Energy-Related CO2 Emissions Fall to 19-Year Low

eia emissions 2012

by | Oct 22, 2013

eia emissions 2012US carbon dioxide emissions generated from energy consumption and production fell 3.8 percent in 2012 to 5,290 million metric tons, reaching their lowest level since 1994, according to a report from the Energy Information Administration.

Annual energy-related emissions were 5,498 million metric tons in 2011, the EIA says in its report.

Energy intensity — the energy measured in Btu per dollar of GDP — fell by 5.1 percent, driving the decline in emissions even as the US economy grew 2.8 in 2012. Half of the overall energy decline was from the residential sector, which needed less heating due to a warm first quarter of the year.
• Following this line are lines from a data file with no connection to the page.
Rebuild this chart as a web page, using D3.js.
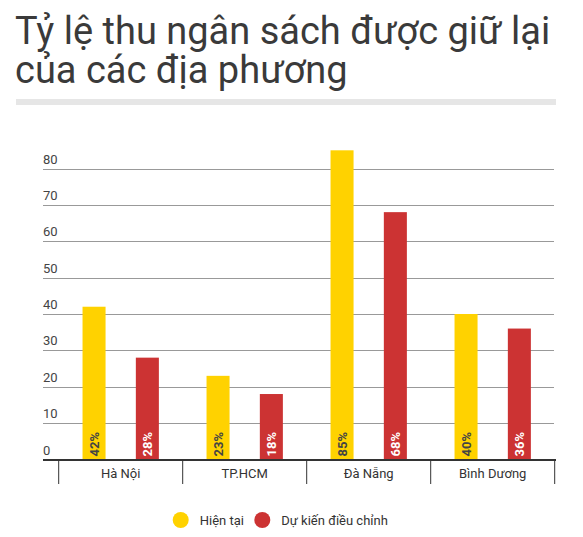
<!DOCTYPE html>
<html>
<head>
<meta charset="utf-8">
<script src="https://cdn.jsdelivr.net/npm/d3@7"></script>
<style>
  body { margin: 0; background: #fff; }
  svg { display: block; font-family: Roboto, "Noto Sans", sans-serif; }
</style>
</head>
<body>
<div id="chart"></div>
<script>
// Data
const regions = ["Hà Nội", "TP.HCM", "Đà Nẵng", "Bình Dương"];
const seriesNames = ["Hiện tại", "Dự kiến điều chỉnh"];
const current = [42, 23, 85, 40];
const planned = [28, 18, 68, 36];
const yTicks = [0, 10, 20, 30, 40, 50, 60, 70, 80];
const colors = ["#ffd200", "#cc3333"];
const labelColors = ["#444", "#fff"];

const width = 583, height = 537;
const svg = d3.select("#chart").append("svg")
    .attr("width", width)
    .attr("height", height);

// Title + grey rule
const title = svg.append("g").attr("fill", "#3a3a3a")
    .style("font-size", "38px");
title.append("text").attr("x", 15).attr("y", 44).text("Tỷ lệ thu ngân sách được giữ lại");
title.append("text").attr("x", 15).attr("y", 83).text("của các địa phương");
svg.append("rect")
    .attr("x", 16).attr("y", 99)
    .attr("width", 540).attr("height", 6)
    .attr("fill", "#e6e6e6");

// Scales
const y = d3.scaleLinear([0, 80], [459.5, 168.5]);
const x = d3.scaleBand(regions, [58.7, 554.7]);
const x1 = d3.scaleBand([0, 1], [0, x.bandwidth()]).paddingInner(0.568).paddingOuter(0.447);

// Gridlines and tick labels
const grid = svg.append("g");
grid.selectAll("line")
    .data(yTicks.filter(d => d > 0))
    .join("line")
        .attr("x1", 43).attr("x2", 554)
        .attr("y1", d => Math.round(y(d)) + 0.5)
        .attr("y2", d => Math.round(y(d)) + 0.5)
        .attr("stroke", "#999");
grid.selectAll("text")
    .data(yTicks)
    .join("text")
        .attr("x", 43)
        .attr("y", d => y(d) - 5)
        .attr("fill", "#444")
        .style("font-size", "13px")
        .text(d => d);

// Bars
const series = [current, planned];
const groups = svg.append("g").selectAll("g")
    .data(regions)
    .join("g")
        .attr("transform", d => `translate(${x(d)},0)`);

groups.selectAll("rect")
    .data((d, i) => series.map((s, k) => ({ k, v: s[i] })))
    .join("rect")
        .attr("x", d => x1(d.k))
        .attr("width", x1.bandwidth())
        .attr("y", d => y(d.v))
        .attr("height", d => y(0) - y(d.v))
        .attr("fill", d => colors[d.k]);

groups.selectAll("text")
    .data((d, i) => series.map((s, k) => ({ k, v: s[i] })))
    .join("text")
        .attr("transform", d => `translate(${x1(d.k) + x1.bandwidth() / 2 + 4.5},${y(0) - 3}) rotate(-90)`)
        .attr("fill", d => labelColors[d.k])
        .style("font-size", "13px")
        .style("font-weight", "bold")
        .text(d => d.v + "%");

// Bottom axis
const axis = svg.append("g");
axis.append("line")
    .attr("x1", 43).attr("x2", 556)
    .attr("y1", 460).attr("y2", 460)
    .attr("stroke", "#333").attr("stroke-width", 2);
axis.selectAll("line.tick")
    .data(regions.concat(["end"]))
    .join("line")
        .attr("class", "tick")
        .attr("x1", (d, i) => i < regions.length ? x(d) : x.range()[1])
        .attr("x2", (d, i) => i < regions.length ? x(d) : x.range()[1])
        .attr("y1", 460).attr("y2", 484)
        .attr("stroke", "#333");
axis.selectAll("text")
    .data(regions)
    .join("text")
        .attr("x", d => x(d) + x.bandwidth() / 2)
        .attr("y", 477.5)
        .attr("text-anchor", "middle")
        .attr("fill", "#333")
        .style("font-size", "13px")
        .text(d => d);

// Legend
const legendX = [180.7, 262.3];
const legend = svg.append("g").selectAll("g")
    .data(seriesNames)
    .join("g")
        .attr("transform", (d, i) => `translate(${legendX[i]},520)`);
legend.append("circle")
    .attr("r", 8)
    .attr("fill", (d, i) => colors[i]);
legend.append("text")
    .attr("x", 19)
    .attr("y", 4.5)
    .attr("fill", "#333")
    .style("font-size", "13px")
    .text(d => d);
</script>
</body>
</html>
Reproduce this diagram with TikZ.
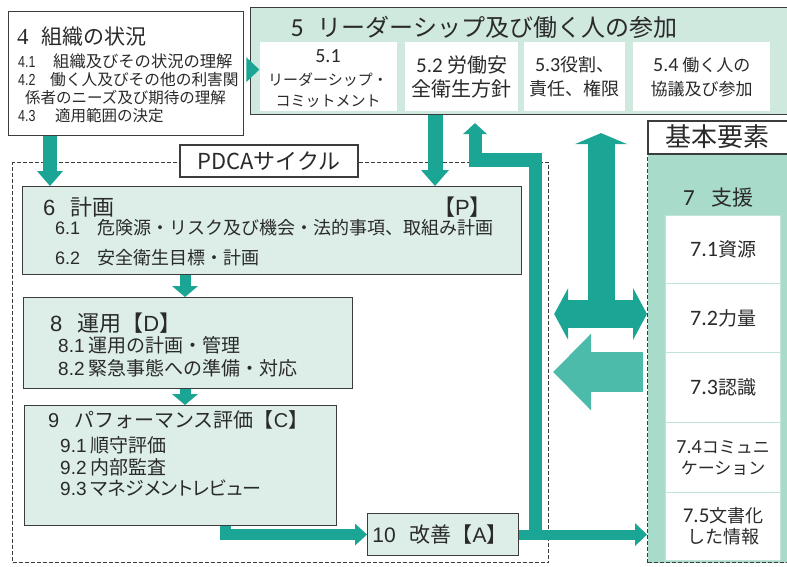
\documentclass[tikz,border=0pt]{standalone}
\usepackage{fontspec}
\setmainfont{Noto Sans CJK JP}
\newfontfamily\pfont{Noto Sans CJK JP}[RawFeature=+palt]
\newfontfamily\arialfont{Liberation Sans}
\newfontfamily\condfont{Liberation Sans}[FakeStretch=0.78]
\newfontfamily\calfont{Carlito}
\newfontfamily\tnrfont{Liberation Serif}
\usetikzlibrary{arrows.meta,calc}

\definecolor{tealc}{HTML}{1AA595}
\definecolor{teall}{HTML}{4CBBA9}
\definecolor{boxg}{HTML}{DCEEE7}
\definecolor{fiveg}{HTML}{D0E9DF}
\definecolor{kihong}{HTML}{A9DBCA}
\definecolor{sepg}{HTML}{C2E4D7}
\definecolor{ink}{HTML}{2A2A2A}
\definecolor{edge}{HTML}{3C3C3C}

\newcommand{\fsz}[2]{\fontsize{#1}{#2}\selectfont}

\tikzset{
  box/.style={draw=edge,line width=1.1pt,fill=boxg,inner sep=0pt,anchor=north west},
  wbox/.style={fill=white,inner sep=0pt,anchor=north west,align=center,text=ink},
  sub7/.style={wbox,draw=sepg,line width=1.2pt,minimum width=115pt},
  tx/.style={inner sep=0pt,anchor=west,text=ink},
  btx/.style={inner sep=0pt,anchor=base west,text=ink},
  ctx/.style={inner sep=0pt,align=center,text=ink},
  dashframe/.style={draw=edge,line width=1.2pt,dash pattern=on 4pt off 2pt,inner sep=0pt,anchor=north west},
  tarr/.style n args={3}{draw=tealc,line width=#1,-{Triangle[width=#2,length=#3,line width=0pt]}}
}

\begin{document}
\begin{tikzpicture}[x=1pt,y=-1pt]
\useasboundingbox (0,0) rectangle (787,567);
\fill[white] (0,0) rectangle (787,567);
\clip (0,0) rectangle (787,567);

% ---- right frame: basic elements
\node[dashframe,fill=kihong,minimum width=160pt,minimum height=409pt] (kf) at (647,153) {};
\node[sub7,minimum height=68pt,font=\fsz{19}{22}] (s71) at (665,215) {{\calfont\fsz{22}{22}7.1}資源};
\node[sub7,minimum height=69pt,font=\fsz{19}{22}] (s72) at (665,283) {{\calfont\fsz{22}{22}7.2}力量};
\node[sub7,minimum height=70pt,font=\fsz{19}{22}] (s73) at (665,352) {{\calfont\fsz{22}{22}7.3}認識};
\node[sub7,minimum height=70pt,font=\fsz{17}{21}] (s74) at (665,422) {{\calfont\fsz{20}{21}7.4}コミュニ\\ケーション};
\node[sub7,minimum height=68pt,font=\fsz{18}{21}] (s75) at (665,492) {{\calfont\fsz{21}{21}7.5}文書化\\した情報};
\node[tx,font=\fsz{21}{21}] (t7) at (683,198) {{\calfont\fsz{23}{23}7}\hspace{17pt}支援};
\node[draw=edge,line width=2.4pt,fill=white,anchor=north west,minimum width=150pt,minimum height=33pt,inner sep=0pt] (kl) at (647,120) {};
\node[ctx,font=\fsz{26}{26}] (klt) at (717,137) {基本要素};

% ---- PDCA frame
\node[dashframe,minimum width=536pt,minimum height=400pt] (pf) at (12,162) {};

% ---- box 4
\node[box,fill=white,line width=1.3pt,minimum width=235pt,minimum height=124pt] (b4) at (8,11) {};
\node[tx,font=\fsz{21}{21}] (t4) at (17,37) {{\tnrfont\fsz{23}{23}4}\hspace{13pt}組織の状況};
\node[btx,font=\condfont\fsz{16}{16}] (n41) at (18,68) {4.1};
\node[btx,font=\fsz{16.3}{16.3}] (t41) at (53,68) {組織及びその状況の理解};
\node[btx,font=\condfont\fsz{16}{16}] (n42) at (18,86) {4.2};
\node[btx,font=\fsz{15.7}{15.7}] (t42) at (50,86) {働く人及びその他の利害関};
\node[btx,font=\fsz{15.5}{15.5}] (t42b) at (25,104) {係者のニーズ及び期待の理解};
\node[btx,font=\condfont\fsz{16}{16}] (n43) at (18,122) {4.3};
\node[btx,font=\fsz{15.5}{15.5}] (t43) at (55,122) {適用範囲の決定};

% ---- box 5
\node[box,fill=fiveg,minimum width=545pt,minimum height=107pt] (b5) at (250,7) {};
\node[ctx,font=\fsz{24}{24}] (t5) at (484,27) {{\calfont\fsz{26}{26}5}\hspace{14pt}リーダーシップ及び働く人の参加};
\node[wbox,minimum width=137pt,minimum height=69pt] (s51) at (260,42) {};
\node[inner sep=0pt,anchor=base,text=ink,font=\calfont\fsz{20}{20}] (s51a) at (328,63) {5.1};
\node[ctx,font=\fsz{15}{15}] (s51b) at (328,80) {リーダーシップ・};
\node[ctx,font=\fsz{15}{15}] (s51c) at (328,101) {コミットメント};
\node[wbox,minimum width=113pt,minimum height=69pt,font=\fsz{20}{24}] (s52) at (405,42) {{\calfont\fsz{21}{24}5.2} 労働安\\全衛生方針};
\node[wbox,minimum width=101pt,minimum height=69pt,font=\fsz{18}{24}] (s53) at (524,42) {{\calfont\fsz{20}{24}5.3}役割、\\責任、権限};
\node[wbox,minimum width=137pt,minimum height=69pt,font=\fsz{17}{24}] (s54) at (633,42) {{\calfont\fsz{20}{24}5.4} 働く人の\\協議及び参加};

% ---- PDCA label
\node[draw=edge,line width=1.8pt,fill=white,minimum width=178pt,minimum height=32pt,inner sep=0pt,font=\fsz{22}{22},text=ink] (pl) at (269,161) {PDCAサイクル};

% ---- box 6
\node[box,minimum width=499pt,minimum height=88pt] (b6) at (22,186) {};
\node[tx,font=\fsz{22}{22}] (t6) at (43,207) {{\arialfont 6}\hspace{15pt}計画};
\node[anchor=east,inner sep=0pt,font=\fsz{22}{22},text=ink] (t6p) at (492,207) {【{\arialfont P}】};
\node[tx,font=\fsz{18}{18}] (t61) at (55,228) {{\arialfont 6.1}\hspace{17pt}危険源・リスク及び機会・法的事項、取組み計画};
\node[tx,font=\fsz{18}{18}] (t62) at (55,258) {{\arialfont 6.2}\hspace{17pt}安全衛生目標・計画};

% ---- box 8
\node[box,minimum width=329pt,minimum height=91pt] (b8) at (23,297) {};
\node[tx,font=\fsz{22}{22}] (t8) at (50,323) {{\arialfont 8}\hspace{15pt}運用【{\arialfont D}】};
\node[tx,font=\fsz{19}{19}] (t81) at (58,345) {{\arialfont 8.1}\hspace{4pt}運用の計画・管理};
\node[tx,font=\fsz{19}{19}] (t82) at (58,368) {{\arialfont 8.2}\hspace{4pt}緊急事態への準備・対応};

% ---- box 9
\node[box,minimum width=312pt,minimum height=120pt] (b9) at (24,405) {};
\node[tx,font=\fsz{20}{20}] (t9) at (48,420) {{\arialfont 9}\hspace{15pt}パフォーマンス評価【{\arialfont C}】};
\node[tx,font=\fsz{19}{19}] (t91) at (60,445) {{\arialfont 9.1}\hspace{4pt}順守評価};
\node[tx,font=\fsz{19}{19}] (t92) at (60,467) {{\arialfont 9.2}\hspace{4pt}内部監査};
\node[tx,font=\fsz{19}{19}] (t93) at (60,488) {{\arialfont 9.3}\hspace{4pt}{\pfont マネジメントレビュー}};

% ---- box 10
\node[box,minimum width=151pt,minimum height=42pt] (b10) at (367,513) {};
\node[ctx,font=\fsz{21}{21}] (t10) at ($(b10.center)+(-3,0)$) {{\arialfont 10}\hspace{14pt}改善【{\arialfont A}】};

% ---- connectors
\coordinate (J) at (601,314);
\coordinate (L) at (601,372);
\coordinate (K) at ($(b10.east)+(16,0)$);
\coordinate (U) at (475,160);
\coordinate (N) at ($(b9.south west)+(201,0)$);

% 4 -> 5
\draw[draw=tealc,line width=1pt,-{Triangle[width=25pt,length=13pt,line width=0pt]}] ([xshift=2pt,yshift=4pt]b4.east) -- ([xshift=15pt,yshift=4pt]b4.east);
% 4 -> 6
\draw[tarr={14pt}{26pt}{15pt}] ([xshift=42pt]b4.south west) -- ([xshift=42pt]b4.south west |- b6.north);
% 5 -> 6
\draw[tarr={15pt}{28pt}{16pt}] ([xshift=185pt]b5.south west) -- ([xshift=185pt]b5.south west |- b6.north);
% 6 -> 8 -> 9
\draw[tarr={11pt}{26pt}{11pt}] ([xshift=163pt]b6.south west) -- ([xshift=163pt]b6.south west |- b8.north);
\draw[tarr={11pt}{26pt}{11pt}] ([xshift=162pt]b8.south west) -- ([xshift=162pt]b8.south west |- b9.north);
% 9 -> 10
\draw[tarr={11pt}{22pt}{12pt}] (N) |- (b10.west);
% 10 -> basic elements
\draw[tarr={10pt}{23pt}{12pt}] (b10.east) -- (kf.west |- b10.east);
% 10 -> up to 5
\draw[draw=tealc,line width=13pt,-{Triangle[width=24pt,length=11pt,line width=0pt]}] (K) |- (U) -- ($(b5.south -| U)+(0,8)$);
% basic elements -> PDCA (light)
\draw[draw=teall,line width=40pt,-{Triangle[width=77pt,length=38pt,line width=0pt]}] ($(kf.west |- L)+(-4,0)$) -- ($(pf.east |- L)+(4,0)$);
% double arrow PDCA <-> basic elements
\draw[draw=tealc,line width=28pt,{Triangle[width=52pt,length=14pt,line width=0pt]}-{Triangle[width=52pt,length=14pt,line width=0pt]}] ($(pf.east |- J)+(5,0)$) -- (kf.west |- J);
% up to 5
\draw[draw=tealc,line width=27pt,-{Triangle[width=52pt,length=11pt,line width=0pt]}] (J) -- ($(b5.south -| J)+(0,18)$);
\end{tikzpicture}
\end{document}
Typically, the first quarter of the year marks the high point for CO2 emissions.

This year, a combination of a warm winter that reduced heating demand, a sharp decline in the amount of total electricity generated from burning coal and lower gasoline use pushed emissions in the first quarter to the lowest in two decades from any January-March period. By the end of March, cumulative heating degree days were about 19 percent below the 10-year normal and 22 percent below 2011, the EIA says.

Energy-related emissions have fallen in five of the past seven years and dropped in 2012 despite a 0.7 percent increase in population, the EIA says.

An EIA report released in May 2013 found CO2 emissions from energy rose in 18 states and fell in 32 between 2000 and 2010. Texas had the greatest absolute decline of 58.8 million metric tons.

Despite the 8.3 percent drop in emissions, Texas still led the US states in CO2 emissions from energy with 663 million metric tons in 2010, followed by California and Pennsylvania. Nearly half of Texas’ emissions came from petroleum fuels in 2010, according to the EIA data.

California produced about 370 million metric tons of CO2 in 2010 with about two-thirds of it generated from petroleum fuels and a third from natural gas.